_Exercise_
In the entries below, the lines from the one with "Convert this chart to matplotlib code." through the one with "ax.add_patch(floor)" are to be copied exactly; both ends count.

====== Source data ======

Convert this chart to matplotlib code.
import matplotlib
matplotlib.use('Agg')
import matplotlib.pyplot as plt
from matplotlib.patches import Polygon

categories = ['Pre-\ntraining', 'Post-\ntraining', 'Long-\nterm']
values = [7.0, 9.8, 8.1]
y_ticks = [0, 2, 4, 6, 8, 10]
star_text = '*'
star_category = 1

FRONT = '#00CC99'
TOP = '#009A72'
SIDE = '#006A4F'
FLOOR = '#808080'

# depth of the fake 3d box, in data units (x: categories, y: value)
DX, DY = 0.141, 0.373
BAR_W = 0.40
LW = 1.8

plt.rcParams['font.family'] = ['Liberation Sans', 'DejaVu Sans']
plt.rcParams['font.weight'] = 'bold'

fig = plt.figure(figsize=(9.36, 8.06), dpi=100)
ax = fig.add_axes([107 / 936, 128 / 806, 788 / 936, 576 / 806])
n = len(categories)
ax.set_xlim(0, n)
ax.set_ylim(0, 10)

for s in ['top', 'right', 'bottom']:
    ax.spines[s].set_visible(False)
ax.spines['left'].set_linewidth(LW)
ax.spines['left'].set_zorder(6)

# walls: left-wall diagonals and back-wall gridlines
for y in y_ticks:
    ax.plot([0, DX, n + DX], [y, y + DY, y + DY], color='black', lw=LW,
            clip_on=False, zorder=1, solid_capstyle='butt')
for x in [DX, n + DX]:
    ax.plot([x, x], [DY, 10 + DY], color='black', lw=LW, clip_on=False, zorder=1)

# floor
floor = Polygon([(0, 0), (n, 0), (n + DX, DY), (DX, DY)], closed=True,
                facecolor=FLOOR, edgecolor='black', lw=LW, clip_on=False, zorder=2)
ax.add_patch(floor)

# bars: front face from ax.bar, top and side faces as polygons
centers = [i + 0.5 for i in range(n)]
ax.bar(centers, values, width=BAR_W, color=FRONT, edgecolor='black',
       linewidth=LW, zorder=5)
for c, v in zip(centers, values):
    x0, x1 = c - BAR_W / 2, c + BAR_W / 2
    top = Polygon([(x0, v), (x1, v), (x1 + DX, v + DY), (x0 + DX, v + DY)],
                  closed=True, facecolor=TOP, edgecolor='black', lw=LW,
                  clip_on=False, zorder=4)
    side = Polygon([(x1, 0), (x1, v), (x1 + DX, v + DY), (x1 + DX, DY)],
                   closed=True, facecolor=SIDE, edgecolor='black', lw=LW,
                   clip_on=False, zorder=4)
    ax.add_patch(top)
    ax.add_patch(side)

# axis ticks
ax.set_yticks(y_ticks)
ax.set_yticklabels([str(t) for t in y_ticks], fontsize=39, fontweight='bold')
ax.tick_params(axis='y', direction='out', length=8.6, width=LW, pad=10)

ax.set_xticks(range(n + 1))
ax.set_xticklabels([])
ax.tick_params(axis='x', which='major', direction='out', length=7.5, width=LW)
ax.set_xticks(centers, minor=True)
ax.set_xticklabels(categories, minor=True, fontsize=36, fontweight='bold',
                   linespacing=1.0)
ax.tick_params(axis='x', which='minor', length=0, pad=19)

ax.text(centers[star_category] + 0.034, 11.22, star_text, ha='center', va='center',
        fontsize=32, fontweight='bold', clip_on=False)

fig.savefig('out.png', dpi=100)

======
====== Source data ======

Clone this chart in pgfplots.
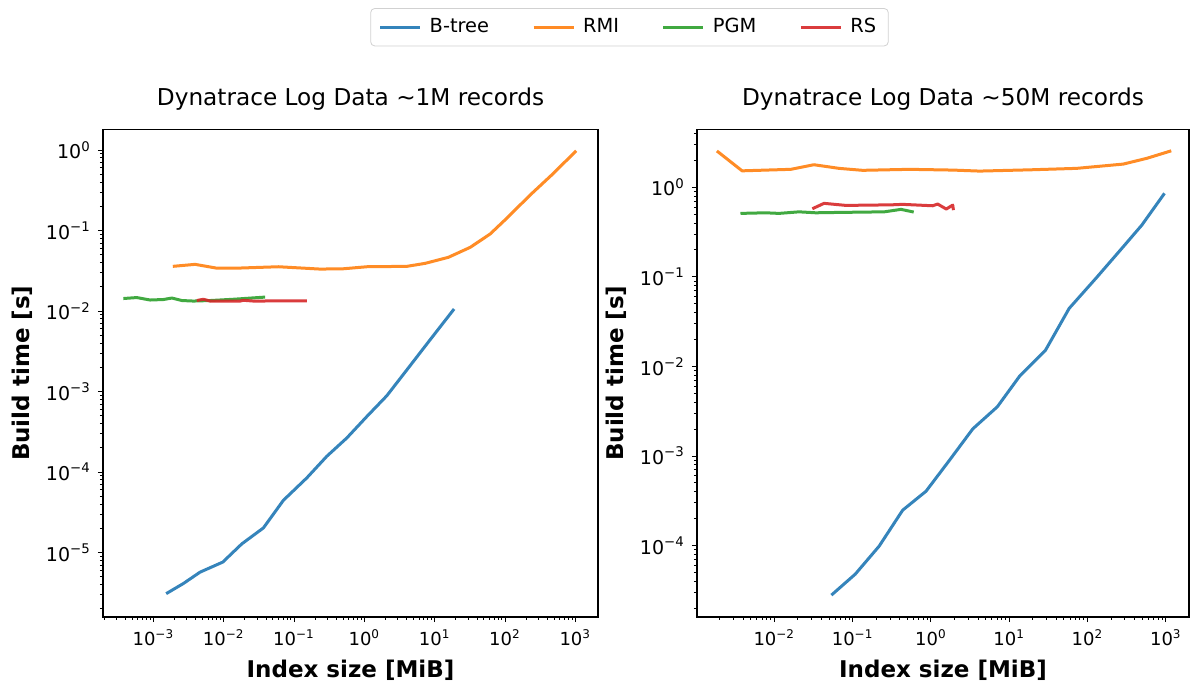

======

_Solved problem_
Convert this chart to matplotlib code.
import matplotlib
matplotlib.use('Agg')
import matplotlib.pyplot as plt
from matplotlib.patches import Polygon

categories = ['Pre-\ntraining', 'Post-\ntraining', 'Long-\nterm']
values = [7.0, 9.8, 8.1]
y_ticks = [0, 2, 4, 6, 8, 10]
star_text = '*'
star_category = 1

FRONT = '#00CC99'
TOP = '#009A72'
SIDE = '#006A4F'
FLOOR = '#808080'

# depth of the fake 3d box, in data units (x: categories, y: value)
DX, DY = 0.141, 0.373
BAR_W = 0.40
LW = 1.8

plt.rcParams['font.family'] = ['Liberation Sans', 'DejaVu Sans']
plt.rcParams['font.weight'] = 'bold'

fig = plt.figure(figsize=(9.36, 8.06), dpi=100)
ax = fig.add_axes([107 / 936, 128 / 806, 788 / 936, 576 / 806])
n = len(categories)
ax.set_xlim(0, n)
ax.set_ylim(0, 10)

for s in ['top', 'right', 'bottom']:
    ax.spines[s].set_visible(False)
ax.spines['left'].set_linewidth(LW)
ax.spines['left'].set_zorder(6)

# walls: left-wall diagonals and back-wall gridlines
for y in y_ticks:
    ax.plot([0, DX, n + DX], [y, y + DY, y + DY], color='black', lw=LW,
            clip_on=False, zorder=1, solid_capstyle='butt')
for x in [DX, n + DX]:
    ax.plot([x, x], [DY, 10 + DY], color='black', lw=LW, clip_on=False, zorder=1)

# floor
floor = Polygon([(0, 0), (n, 0), (n + DX, DY), (DX, DY)], closed=True,
                facecolor=FLOOR, edgecolor='black', lw=LW, clip_on=False, zorder=2)
ax.add_patch(floor)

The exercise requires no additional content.